Physics simulation has emerged as a promising approach to generate virtual Inertial Measurement Unit (IMU) data, offering a solution to reduce the extensive cost and effort of real-world data collection. However, the fidelity of virtual IMU depends heavily on the quality of the source motion data, which varies with motion capture setups. We hypothesize that improving virtual IMU fidelity is crucial to fully harness the potential of physics simulation for virtual IMU data generation in training Human Activity Recognition (HAR) models. To investigate this, we introduce WIMUSim, a 6-axis wearable IMU simulation framework designed to accurately parameterize real IMU properties when deployed on people. WIMUSim models IMUs in wearable sensing using four key parameters: Body (skeletal model), Dynamics (movement patterns), Placement (device positioning), and Hardware (IMU characteristics). Using these parameters, WIMUSim simulates virtual IMU through differentiable vector manipulations and quaternion rotations. A key novelty enabled by this approach is the identification of WIMUSim parameters using recorded real IMU data through gradient descent-based optimization, starting from an initial estimate. This process enhances the fidelity of the virtual IMU by optimizing the parameters to closely mimic the recorded IMU data. Adjusting these identified parameters allows us to introduce physically plausible variabilities. Our fidelity assessment demonstrates that WIMUSim accurately replicates real IMU data with optimized parameters and realistically simulates changes in sensor placement.
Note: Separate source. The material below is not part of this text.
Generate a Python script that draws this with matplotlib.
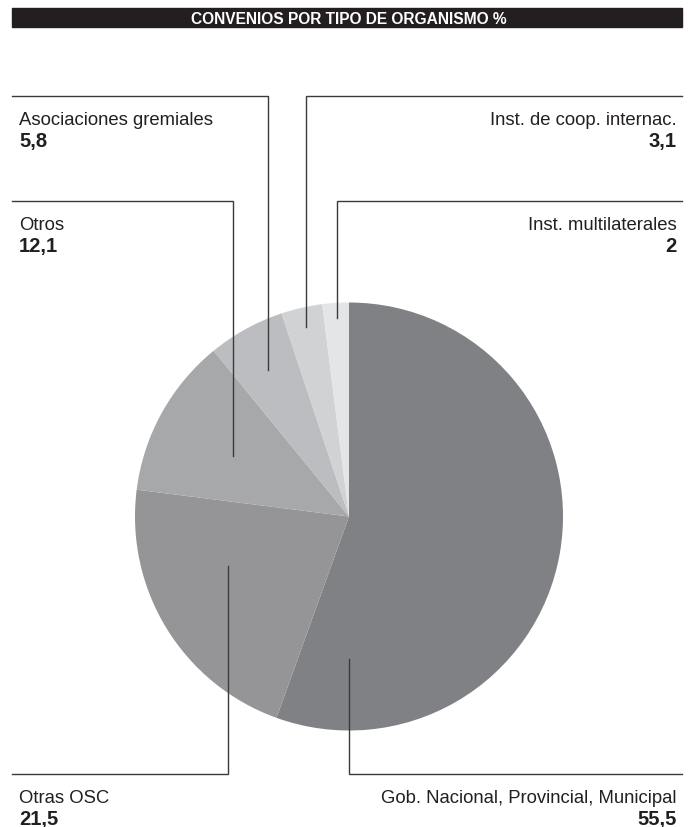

Evaluations using exercise and locomotion activity datasets confirm that models trained with optimized virtual IMU data perform comparably to those trained with real IMU data. Moreover, we demonstrate the use of WIMUSim for data augmentation through two approaches: Comprehensive Parameter Mixing, which enhances data diversity by varying parameter combinations across subjects, outperforming models trained with real and non-optimized virtual IMU data by 4 to 10 percentage points (pp); and Personalized Dataset Generation, which customizes augmented datasets to individual user profiles, resulting in average accuracy improvements of 4 pp, with gains exceeding 10 pp for certain subjects. These results underscore the benefit of high-fidelity virtual IMU data and WIMUSim's utility in developing effective data generation strategies, alleviating the challenge of data scarcity in sensor-based HAR.